A University of Buffalo team has developed a technology that could allow for earphone manufacturers to build biometric technology into them for unlocking a smartphone. Dubbed EarEcho, the work led by computer scientist Zhanpeng Jin uses modified wireless earbuds to authenticate smartphone users via the unique geometry of the user’s ear canal.
With its findings published to Interactive, Mobile, Wearable and Ubiquitous Technologies, Jin’s team said testing so far has shown it to be 95pc effective and he has filed a patent on the technology.
The prototype was built with off-the-shelf components, including a pair of in-ear earphones and a tiny microphone. Then, acoustic signal processing techniques to limit noise interference were developed along with a way to share information between EarEcho’s various parts.
When a sound is played in someone’s ear, it propagates through and is reflected and absorbed by the ear canal, all of which produces a unique signature identifiable by the microphone.
“It doesn’t matter what the sound is, everyone’s ears are different and we can show that in the audio recording,” said Jin. “This uniqueness can lead to a new way of confirming the identity of the user, equivalent to fingerprinting.”
The recording is then sent by the earbuds’ Bluetooth connection to the phone for analysis. During testing, 20 subjects listened to audio samples that included a variety of speech, music and other content.
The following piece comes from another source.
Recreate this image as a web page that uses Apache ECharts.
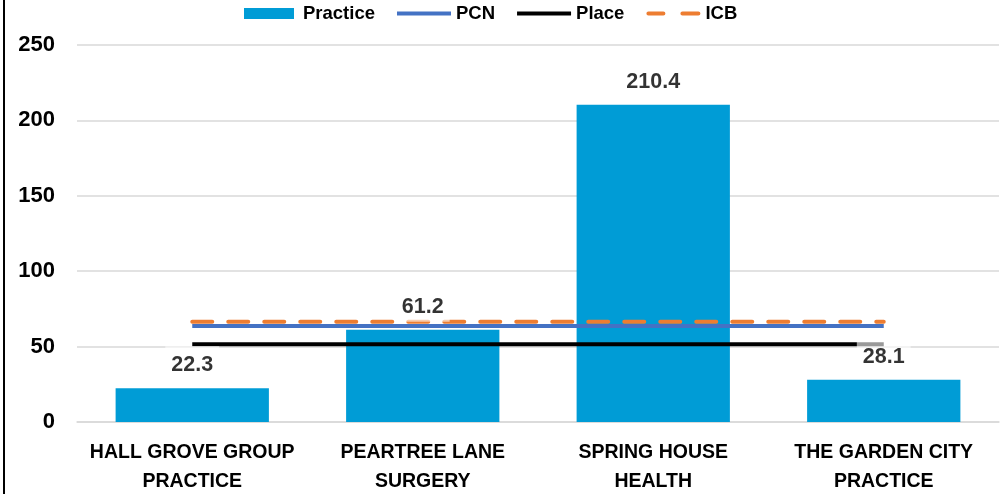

These were all tested in different environmental settings – such as on a busy street – and with the subjects in different positions such as sitting and standing.
To achieve 95pc accuracy, it took one second to authenticate, and when expanded to three seconds authentication increased to 97.5pc.
While the technology is currently focused on being able to unlock a phone, Jin said that the eventual aim of EarEcho is for continual monitoring of the user. Arguing for this use, Jin said it would mean that because it is passive monitoring by its nature, it could eliminate the need for passcodes or fingerprints when making mobile payments.
“Think about that,” said Jin. “Just by wearing the earphones, which many people already do, you wouldn’t have to do anything to unlock your phone.”